• [What to produce]: Leave out all pictures. Return exactly the lines from the top of the material through the line containing "a=expected_no, b=no_available, c=deficit))".

• [Data shown]:
• • • • •

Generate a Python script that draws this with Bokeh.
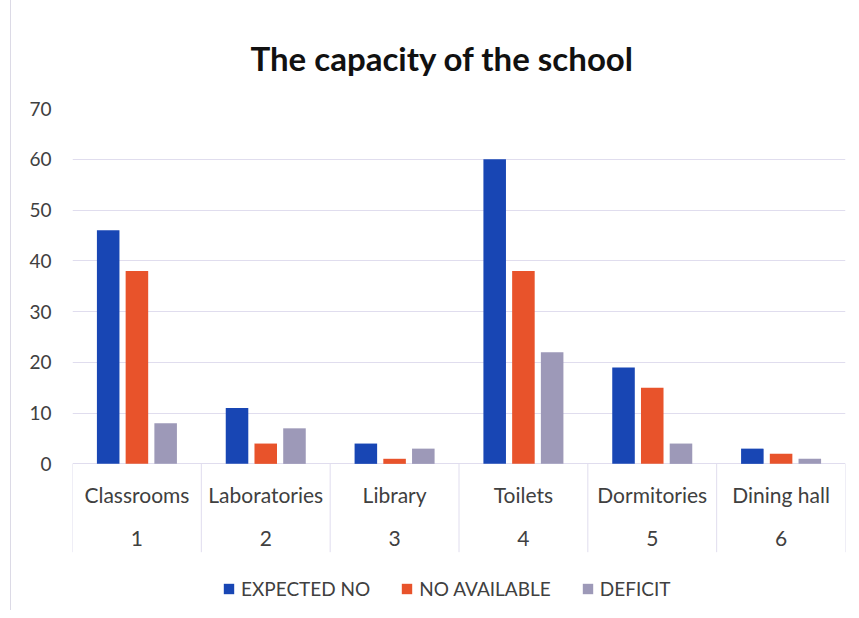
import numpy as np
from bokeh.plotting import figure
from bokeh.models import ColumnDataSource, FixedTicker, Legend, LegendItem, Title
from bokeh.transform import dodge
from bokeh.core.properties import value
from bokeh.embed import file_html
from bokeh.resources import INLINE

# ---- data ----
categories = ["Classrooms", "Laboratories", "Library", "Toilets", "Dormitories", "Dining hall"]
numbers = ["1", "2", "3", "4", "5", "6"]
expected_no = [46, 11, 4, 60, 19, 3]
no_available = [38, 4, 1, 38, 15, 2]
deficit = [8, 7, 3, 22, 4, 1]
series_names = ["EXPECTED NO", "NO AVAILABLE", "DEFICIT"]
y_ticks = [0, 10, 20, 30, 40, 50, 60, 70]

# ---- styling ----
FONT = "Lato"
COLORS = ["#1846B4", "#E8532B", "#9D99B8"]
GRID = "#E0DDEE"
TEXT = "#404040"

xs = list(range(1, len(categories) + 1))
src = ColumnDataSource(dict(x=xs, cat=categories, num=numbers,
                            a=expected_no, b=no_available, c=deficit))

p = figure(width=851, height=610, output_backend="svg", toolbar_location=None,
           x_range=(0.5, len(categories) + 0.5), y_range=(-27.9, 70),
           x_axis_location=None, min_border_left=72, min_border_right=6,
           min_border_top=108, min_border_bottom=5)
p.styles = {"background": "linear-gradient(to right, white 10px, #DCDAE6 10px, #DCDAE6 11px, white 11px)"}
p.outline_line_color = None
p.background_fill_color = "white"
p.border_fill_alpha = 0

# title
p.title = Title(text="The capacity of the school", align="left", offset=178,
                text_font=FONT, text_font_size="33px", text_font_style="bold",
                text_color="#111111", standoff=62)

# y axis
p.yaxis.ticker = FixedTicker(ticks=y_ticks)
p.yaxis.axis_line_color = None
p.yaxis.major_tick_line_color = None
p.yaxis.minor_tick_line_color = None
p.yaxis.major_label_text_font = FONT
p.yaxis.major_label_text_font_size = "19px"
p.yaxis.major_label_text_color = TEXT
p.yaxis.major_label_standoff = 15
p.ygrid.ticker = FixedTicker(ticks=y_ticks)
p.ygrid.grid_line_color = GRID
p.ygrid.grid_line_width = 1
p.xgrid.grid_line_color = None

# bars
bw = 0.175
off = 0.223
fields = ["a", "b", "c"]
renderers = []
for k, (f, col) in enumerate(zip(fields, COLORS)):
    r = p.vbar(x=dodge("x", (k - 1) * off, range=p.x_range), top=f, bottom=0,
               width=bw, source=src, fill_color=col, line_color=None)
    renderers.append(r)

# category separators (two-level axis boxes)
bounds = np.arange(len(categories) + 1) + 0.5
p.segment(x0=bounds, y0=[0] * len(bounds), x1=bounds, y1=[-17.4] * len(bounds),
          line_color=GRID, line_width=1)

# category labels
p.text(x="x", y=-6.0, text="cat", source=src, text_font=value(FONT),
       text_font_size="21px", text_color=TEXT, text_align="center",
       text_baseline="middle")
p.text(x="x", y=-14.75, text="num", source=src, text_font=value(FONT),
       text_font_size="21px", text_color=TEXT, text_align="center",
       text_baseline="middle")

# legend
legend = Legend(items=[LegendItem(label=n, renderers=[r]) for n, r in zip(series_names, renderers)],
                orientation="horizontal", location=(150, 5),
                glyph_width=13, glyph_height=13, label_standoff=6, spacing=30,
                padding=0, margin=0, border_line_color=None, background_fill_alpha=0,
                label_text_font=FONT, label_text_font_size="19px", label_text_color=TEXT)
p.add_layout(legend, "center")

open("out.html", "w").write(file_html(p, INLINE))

• • • • •

• [Answer to this exercise]:
Generate a Python script that draws this with Bokeh.
import numpy as np
from bokeh.plotting import figure
from bokeh.models import ColumnDataSource, FixedTicker, Legend, LegendItem, Title
from bokeh.transform import dodge
from bokeh.core.properties import value
from bokeh.embed import file_html
from bokeh.resources import INLINE

# ---- data ----
categories = ["Classrooms", "Laboratories", "Library", "Toilets", "Dormitories", "Dining hall"]
numbers = ["1", "2", "3", "4", "5", "6"]
expected_no = [46, 11, 4, 60, 19, 3]
no_available = [38, 4, 1, 38, 15, 2]
deficit = [8, 7, 3, 22, 4, 1]
series_names = ["EXPECTED NO", "NO AVAILABLE", "DEFICIT"]
y_ticks = [0, 10, 20, 30, 40, 50, 60, 70]

# ---- styling ----
FONT = "Lato"
COLORS = ["#1846B4", "#E8532B", "#9D99B8"]
GRID = "#E0DDEE"
TEXT = "#404040"

xs = list(range(1, len(categories) + 1))
src = ColumnDataSource(dict(x=xs, cat=categories, num=numbers,
                            a=expected_no, b=no_available, c=deficit))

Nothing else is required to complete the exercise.